Located on the western side of Cape Breton Island, Lake Ainslie is the largest natural freshwater lake in Nova Scotia. Even larger is Bras d’Or, a saltwater tidal lake linked to the Atlantic Ocean that covers nearly one-fourth of Cape Breton Island. Extensive bogs are found throughout the province.

D. Climate

Although Nova Scotia is almost entirely surrounded by water, its location on the eastern side of the continental landmass results in a climate that is distinctly continental, rather than maritime. The weather systems that influence the climate of Nova Scotia generally originate over the mainland. Halifax, for example, has average January temperatures that range from a high of 0°C (32°F) to a low of -9°C (16°F). Moist Atlantic air often brings mild weather in winter and cooling squalls in summer.

Nova Scotia receives an average of more than 1,140 mm (45 in) of rain annually, with the Atlantic shore receiving 1,400 mm (55 in) or more. Most of the province receives about 1,900 mm (about 70 in) of snow, and considerable winter precipitation comes in the form of rain or ice storms. The average temperature in January, the coldest month, is generally about -4°C (about 25°F) near the coast and somewhat colder toward the interior. The average temperature in July, the hottest month, is about 18°C (about 65°F) in the interior and about 16°C (about 60°F) near the shore. Thick fog from the Atlantic Ocean and the Bay of Fundy is common during the early summer months.

E. Soils

The soils of Nova Scotia are generally thin and stony as a result of glacial erosion. The mature soils are all podzols, which are soils that form in moist climates and have a high content of aluminum and iron compounds. They are also highly acidic and relatively infertile. There are exceptions, as in the Annapolis Valley, in the marshlands of the Bay of Fundy, and along Northumberland Strait. The most fertile soils are found in the river valleys.

F. Plant Life

The forests of Nova Scotia are extensive and commercially valuable. About three-fourths of the province’s land area is forested. In northern areas, sugar maple, yellow birch, beech, red maple, black ash, and white ash are common. In the south, black spruce, red spruce, tamarack (American larch), hemlock, white pine, and fir are widespread. The northern half of Cape Breton Island is an extension of the great coniferous forest of northern Canada, where white spruce and balsam fir are the dominant species.
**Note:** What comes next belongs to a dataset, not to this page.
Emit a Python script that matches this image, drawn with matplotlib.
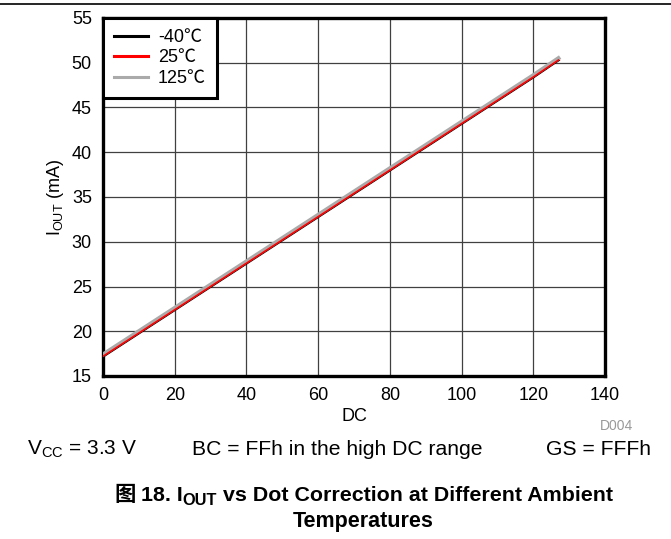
import matplotlib
matplotlib.use("Agg")
import matplotlib.pyplot as plt
from matplotlib.lines import Line2D

plt.rcParams["font.family"] = ["Liberation Sans", "Noto Sans CJK SC", "DejaVu Sans"]
plt.rcParams["mathtext.fontset"] = "custom"
plt.rcParams["mathtext.rm"] = "Liberation Sans"
plt.rcParams["mathtext.it"] = "Liberation Sans"
plt.rcParams["mathtext.bf"] = "Liberation Sans:bold"

# ── Data ──────────────────────────────────────────────────────
dc = [0, 20, 40, 60, 80, 100, 120, 127]
i_m40 = [17.2, 22.4, 27.6, 32.8, 38.0, 43.2, 48.4, 50.3]
i_25 = [17.2, 22.4, 27.6, 32.8, 38.0, 43.2, 48.4, 50.3]
i_125 = [17.4, 22.6, 27.8, 33.0, 38.2, 43.4, 48.6, 50.5]

W, H = 671, 539
fig = plt.figure(figsize=(W / 100, H / 100), dpi=100)

def fx(px):
    return px / W

def fy(py):
    return 1 - py / H

ax = fig.add_axes([fx(103), fy(376), fx(605) - fx(103), fy(18) - fy(376)])

ax.plot(dc, i_m40, color="black", lw=2.0, label="-40℃", zorder=3)
ax.plot(dc, i_125, color="#aaaaaa", lw=3.0, label="125℃", zorder=4)
ax.plot(dc, i_25, color="red", lw=1.2, label="25℃", zorder=5)

ax.set_xlim(0, 140)
ax.set_ylim(15, 55)
ax.set_xticks(range(0, 141, 20))
ax.set_yticks(range(15, 56, 5))
ax.grid(True, color="#404040", lw=0.9)
ax.set_axisbelow(True)
for s in ax.spines.values():
    s.set_linewidth(2.4)
ax.tick_params(length=0, labelsize=13, pad=8)

ax.set_xlabel("DC", fontsize=13, labelpad=3)
ax.set_ylabel(r"I$_{\rm OUT}$ (mA)", fontsize=13, labelpad=4)

h, l = ax.get_legend_handles_labels()
order = [0, 2, 1]
leg = ax.legend([h[i] for i in order], [l[i] for i in order], loc="upper left",
                fontsize=13, fancybox=False, framealpha=1, edgecolor="black",
                borderaxespad=0, handlelength=1.9, borderpad=0.6, labelspacing=0.2,
                handletextpad=0.55)
leg.get_frame().set_linewidth(2.2)
for ln in leg.get_lines():
    ln.set_linewidth(2.2)

fig.text(fx(633), fy(430), "D004", fontsize=10, color="#999999", ha="right", va="baseline")

# Top rule
fig.add_artist(Line2D([0, 1], [fy(4), fy(4)], color="black", lw=1.2))

# Condition row
fig.text(fx(27), fy(455), r"V$_{\rm CC}$ = 3.3 V", fontsize=15, va="baseline")
fig.text(fx(192), fy(455), "BC = FFh in the high DC range", fontsize=15.2, va="baseline")
fig.text(fx(651), fy(455), "GS = FFFh", fontsize=15.2, va="baseline", ha="right")

# Caption, drawn piece by piece so the subscript stays bold
fig.canvas.draw()
rend = fig.canvas.get_renderer()

def draw_pieces(pieces, cx, base_py):
    texts = []
    for s, size, dy, fam in pieces:
        t = fig.text(0, fy(base_py + dy), s, fontsize=size, fontweight="bold",
                     va="baseline", family=fam)
        texts.append(t)
    widths = [t.get_window_extent(rend).width for t in texts]
    x = cx - sum(widths) / 2
    for t, w in zip(texts, widths):
        t.set_x(fx(x))
        x += w

lat = ["Liberation Sans", "DejaVu Sans"]
draw_pieces([("图 ", 15.4, 0, ["Noto Sans CJK SC"]),
             ("18. I", 15.4, 0, lat),
             ("OUT", 11.8, 4, lat),
             (" vs Dot Correction at Different Ambient", 15.4, 0, lat)], 364, 501)
draw_pieces([("Temperatures", 15.5, 0, lat)], 363, 527)

fig.savefig("out.png", dpi=100)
Nova Scotia is noted for its profusion of wildflowers, including the mayflower, wild rose, and several species of violet. In bogs and shallow water are found the pitcher plant and white water lily. Bracken, wintergreens, and shrubs abound, as do many kinds of berries, including blueberries and cranberries. A variety of marsh grasses thrive in low-lying areas along the Bay of Fundy.

G. Animal Life

The wildlife of the province consists principally of small animals such as fox, muskrat, mink, otter, groundhog, weasel, skunk, and porcupine. White-tailed deer are among the most common large animals. Other large animals include black bear, moose, and wildcat. Seals, whales, and porpoises live in offshore waters, as do many kinds of fish and shellfish, including cod, halibut, flounder, herring, mackerel, lobsters, clams, and scallops. The province’s plentiful birdlife includes the partridge, duck, grouse, pheasant, heron, plover, loon, and woodcock. Eagles, hawks, owls, kingfishers, and several species of woodpecker are also common. Salmon and trout are found in streams and lakes.

H. Environmental Issues

One of the most serious environmental issues facing Nova Scotia is acid rain, a form of air pollution that is harmful to many types of plant and aquatic life throughout the Maritime provinces. A principal component of acid rain is sulfur dioxide, which is emitted by local coal-burning power plants. Prevailing winds also bring sulfur emissions from the northeastern United States. Domestic production of sulfur dioxide has dropped considerably since the early 1980s due to more advanced pollution prevention technology at power plants, and acid rain has declined since that time. However, many scientists believe that acid rain still poses a threat to Nova Scotia’s environment, and they advocate further emission reductions to protect the long-term health of vulnerable areas.

Another environmental concern in the province is water pollution, which results mainly from untreated domestic sewage, discharges from industry (including pulp and steel mills), and highway deicing salts. Untreated sewage is routinely pumped directly into the sea, degrading near-shore habitat and the associated fisheries, including those of Halifax and Sydney harbors. In 2002 the federal and provincial governments pledged funds to begin building three sewage-treatment plants in Halifax to help the city clean up its harbor. Water pollution has also contaminated groundwater in some areas and affected the water quality in wells from the Annapolis Valley to Cape Breton Island.

Nova Scotia’s department of natural resources manages efforts to conserve and protect forests, mineral resources, and wildlife habitat. Much of the department’s work is focused on reforestation and forest management. Hunting and the inland salmon and trout fisheries are closely regulated in the province. In addition, Nova Scotia is widely considered a leader in recycling in Canada. A deposit-refund system ensures that nearly all beverage containers are recycled, and most households and businesses have access to a curbside recycling program.